Print all of the data exactly as written.

__Data segment__.
#####

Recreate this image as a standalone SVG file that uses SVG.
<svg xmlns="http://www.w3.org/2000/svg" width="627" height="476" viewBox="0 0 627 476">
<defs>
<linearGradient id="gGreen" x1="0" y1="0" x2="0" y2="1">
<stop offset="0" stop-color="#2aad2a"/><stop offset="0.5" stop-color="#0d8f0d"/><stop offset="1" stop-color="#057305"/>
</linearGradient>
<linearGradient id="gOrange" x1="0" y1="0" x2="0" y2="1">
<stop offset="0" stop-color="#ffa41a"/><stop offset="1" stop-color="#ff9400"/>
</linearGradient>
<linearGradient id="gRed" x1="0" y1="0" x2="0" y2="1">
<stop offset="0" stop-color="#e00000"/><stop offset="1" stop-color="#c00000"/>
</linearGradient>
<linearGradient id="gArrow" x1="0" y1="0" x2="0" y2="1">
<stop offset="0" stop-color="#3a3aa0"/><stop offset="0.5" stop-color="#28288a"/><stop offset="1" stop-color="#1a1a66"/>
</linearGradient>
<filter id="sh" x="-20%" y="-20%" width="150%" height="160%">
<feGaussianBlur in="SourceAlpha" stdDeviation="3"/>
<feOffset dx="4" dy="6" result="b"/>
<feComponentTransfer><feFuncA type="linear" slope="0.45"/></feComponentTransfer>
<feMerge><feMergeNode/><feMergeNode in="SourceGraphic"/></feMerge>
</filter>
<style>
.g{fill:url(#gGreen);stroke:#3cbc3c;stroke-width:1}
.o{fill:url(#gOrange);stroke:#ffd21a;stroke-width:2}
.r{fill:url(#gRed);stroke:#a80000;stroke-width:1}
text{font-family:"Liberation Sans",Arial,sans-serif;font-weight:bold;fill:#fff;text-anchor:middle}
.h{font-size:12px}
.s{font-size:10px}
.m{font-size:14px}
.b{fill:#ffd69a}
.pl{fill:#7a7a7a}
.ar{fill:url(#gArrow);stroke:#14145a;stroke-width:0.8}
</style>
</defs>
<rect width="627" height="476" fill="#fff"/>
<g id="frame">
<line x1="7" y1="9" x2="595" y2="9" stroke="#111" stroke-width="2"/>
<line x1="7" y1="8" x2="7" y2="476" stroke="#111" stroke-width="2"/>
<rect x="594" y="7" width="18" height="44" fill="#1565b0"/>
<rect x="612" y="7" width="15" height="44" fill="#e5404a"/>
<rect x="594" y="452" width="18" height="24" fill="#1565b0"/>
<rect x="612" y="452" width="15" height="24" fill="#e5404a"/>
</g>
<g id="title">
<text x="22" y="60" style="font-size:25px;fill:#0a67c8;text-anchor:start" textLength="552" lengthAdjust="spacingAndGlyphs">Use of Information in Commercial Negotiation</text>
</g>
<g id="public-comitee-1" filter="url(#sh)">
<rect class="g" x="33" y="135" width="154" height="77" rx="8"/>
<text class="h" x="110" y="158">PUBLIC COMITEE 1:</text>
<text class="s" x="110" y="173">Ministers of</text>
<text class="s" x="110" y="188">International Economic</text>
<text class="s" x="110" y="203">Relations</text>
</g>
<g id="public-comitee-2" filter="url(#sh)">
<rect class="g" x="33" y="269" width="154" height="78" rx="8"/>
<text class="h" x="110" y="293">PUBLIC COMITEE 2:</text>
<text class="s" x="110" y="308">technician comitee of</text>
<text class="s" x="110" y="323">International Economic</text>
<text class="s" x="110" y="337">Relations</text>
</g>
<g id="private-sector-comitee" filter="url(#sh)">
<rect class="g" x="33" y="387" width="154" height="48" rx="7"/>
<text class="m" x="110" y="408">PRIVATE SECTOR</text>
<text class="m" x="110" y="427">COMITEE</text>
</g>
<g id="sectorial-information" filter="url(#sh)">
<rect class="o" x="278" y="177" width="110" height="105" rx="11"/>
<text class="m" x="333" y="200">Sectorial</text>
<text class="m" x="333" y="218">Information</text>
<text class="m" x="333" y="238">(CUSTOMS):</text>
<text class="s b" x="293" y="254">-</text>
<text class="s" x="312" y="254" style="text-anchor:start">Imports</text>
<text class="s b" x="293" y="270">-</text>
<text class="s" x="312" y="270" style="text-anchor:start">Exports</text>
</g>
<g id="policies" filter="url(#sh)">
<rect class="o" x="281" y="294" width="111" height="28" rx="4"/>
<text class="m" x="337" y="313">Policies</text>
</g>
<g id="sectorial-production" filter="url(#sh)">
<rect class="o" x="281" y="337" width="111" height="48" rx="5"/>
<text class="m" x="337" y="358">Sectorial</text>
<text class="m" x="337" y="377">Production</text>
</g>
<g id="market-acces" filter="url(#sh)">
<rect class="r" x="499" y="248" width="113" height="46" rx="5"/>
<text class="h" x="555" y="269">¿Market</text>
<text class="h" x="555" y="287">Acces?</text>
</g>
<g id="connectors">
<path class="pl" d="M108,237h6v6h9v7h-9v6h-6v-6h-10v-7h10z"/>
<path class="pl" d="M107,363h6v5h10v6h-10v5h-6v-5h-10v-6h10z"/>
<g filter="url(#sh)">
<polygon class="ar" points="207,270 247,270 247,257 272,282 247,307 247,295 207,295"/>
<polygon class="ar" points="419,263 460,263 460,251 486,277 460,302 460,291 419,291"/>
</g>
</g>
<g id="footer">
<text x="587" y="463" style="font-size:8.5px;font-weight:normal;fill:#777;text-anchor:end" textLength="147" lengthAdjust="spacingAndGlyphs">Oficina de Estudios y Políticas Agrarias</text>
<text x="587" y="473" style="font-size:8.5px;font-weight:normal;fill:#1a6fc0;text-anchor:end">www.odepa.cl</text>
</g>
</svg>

#####

__Solved problem__.
Recreate this image as a standalone SVG file that uses SVG.
<svg xmlns="http://www.w3.org/2000/svg" width="627" height="476" viewBox="0 0 627 476">
<defs>
<linearGradient id="gGreen" x1="0" y1="0" x2="0" y2="1">
<stop offset="0" stop-color="#2aad2a"/><stop offset="0.5" stop-color="#0d8f0d"/><stop offset="1" stop-color="#057305"/>
</linearGradient>
<linearGradient id="gOrange" x1="0" y1="0" x2="0" y2="1">
<stop offset="0" stop-color="#ffa41a"/><stop offset="1" stop-color="#ff9400"/>
</linearGradient>
<linearGradient id="gRed" x1="0" y1="0" x2="0" y2="1">
<stop offset="0" stop-color="#e00000"/><stop offset="1" stop-color="#c00000"/>
</linearGradient>
<linearGradient id="gArrow" x1="0" y1="0" x2="0" y2="1">
<stop offset="0" stop-color="#3a3aa0"/><stop offset="0.5" stop-color="#28288a"/><stop offset="1" stop-color="#1a1a66"/>
</linearGradient>
<filter id="sh" x="-20%" y="-20%" width="150%" height="160%">
<feGaussianBlur in="SourceAlpha" stdDeviation="3"/>
<feOffset dx="4" dy="6" result="b"/>
<feComponentTransfer><feFuncA type="linear" slope="0.45"/></feComponentTransfer>
<feMerge><feMergeNode/><feMergeNode in="SourceGraphic"/></feMerge>
</filter>
<style>
.g{fill:url(#gGreen);stroke:#3cbc3c;stroke-width:1}
.o{fill:url(#gOrange);stroke:#ffd21a;stroke-width:2}
.r{fill:url(#gRed);stroke:#a80000;stroke-width:1}
text{font-family:"Liberation Sans",Arial,sans-serif;font-weight:bold;fill:#fff;text-anchor:middle}
.h{font-size:12px}
.s{font-size:10px}
.m{font-size:14px}
.b{fill:#ffd69a}
.pl{fill:#7a7a7a}
.ar{fill:url(#gArrow);stroke:#14145a;stroke-width:0.8}
</style>
</defs>
<rect width="627" height="476" fill="#fff"/>
<g id="frame">
<line x1="7" y1="9" x2="595" y2="9" stroke="#111" stroke-width="2"/>
<line x1="7" y1="8" x2="7" y2="476" stroke="#111" stroke-width="2"/>
<rect x="594" y="7" width="18" height="44" fill="#1565b0"/>
<rect x="612" y="7" width="15" height="44" fill="#e5404a"/>
<rect x="594" y="452" width="18" height="24" fill="#1565b0"/>
<rect x="612" y="452" width="15" height="24" fill="#e5404a"/>
</g>
<g id="title">
<text x="22" y="60" style="font-size:25px;fill:#0a67c8;text-anchor:start" textLength="552" lengthAdjust="spacingAndGlyphs">Use of Information in Commercial Negotiation</text>
</g>
<g id="public-comitee-1" filter="url(#sh)">
<rect class="g" x="33" y="135" width="154" height="77" rx="8"/>
<text class="h" x="110" y="158">PUBLIC COMITEE 1:</text>
<text class="s" x="110" y="173">Ministers of</text>
<text class="s" x="110" y="188">International Economic</text>
<text class="s" x="110" y="203">Relations</text>
</g>
<g id="public-comitee-2" filter="url(#sh)">
<rect class="g" x="33" y="269" width="154" height="78" rx="8"/>
<text class="h" x="110" y="293">PUBLIC COMITEE 2:</text>
<text class="s" x="110" y="308">technician comitee of</text>
<text class="s" x="110" y="323">International Economic</text>
<text class="s" x="110" y="337">Relations</text>
</g>
<g id="private-sector-comitee" filter="url(#sh)">
<rect class="g" x="33" y="387" width="154" height="48" rx="7"/>
<text class="m" x="110" y="408">PRIVATE SECTOR</text>
<text class="m" x="110" y="427">COMITEE</text>
</g>
<g id="sectorial-information" filter="url(#sh)">
<rect class="o" x="278" y="177" width="110" height="105" rx="11"/>
<text class="m" x="333" y="200">Sectorial</text>
<text class="m" x="333" y="218">Information</text>
<text class="m" x="333" y="238">(CUSTOMS):</text>
<text class="s b" x="293" y="254">-</text>
<text class="s" x="312" y="254" style="text-anchor:start">Imports</text>
<text class="s b" x="293" y="270">-</text>
<text class="s" x="312" y="270" style="text-anchor:start">Exports</text>
</g>
<g id="policies" filter="url(#sh)">
<rect class="o" x="281" y="294" width="111" height="28" rx="4"/>
<text class="m" x="337" y="313">Policies</text>
</g>
<g id="sectorial-production" filter="url(#sh)">
<rect class="o" x="281" y="337" width="111" height="48" rx="5"/>
<text class="m" x="337" y="358">Sectorial</text>
<text class="m" x="337" y="377">Production</text>
</g>
<g id="market-acces" filter="url(#sh)">
<rect class="r" x="499" y="248" width="113" height="46" rx="5"/>
<text class="h" x="555" y="269">¿Market</text>
<text class="h" x="555" y="287">Acces?</text>
</g>
<g id="connectors">
<path class="pl" d="M108,237h6v6h9v7h-9v6h-6v-6h-10v-7h10z"/>
<path class="pl" d="M107,363h6v5h10v6h-10v5h-6v-5h-10v-6h10z"/>
<g filter="url(#sh)">
<polygon class="ar" points="207,270 247,270 247,257 272,282 247,307 247,295 207,295"/>
<polygon class="ar" points="419,263 460,263 460,251 486,277 460,302 460,291 419,291"/>
</g>
</g>
<g id="footer">
<text x="587" y="463" style="font-size:8.5px;font-weight:normal;fill:#777;text-anchor:end" textLength="147" lengthAdjust="spacingAndGlyphs">Oficina de Estudios y Políticas Agrarias</text>
<text x="587" y="473" style="font-size:8.5px;font-weight:normal;fill:#1a6fc0;text-anchor:end">www.odepa.cl</text>
</g>
</svg>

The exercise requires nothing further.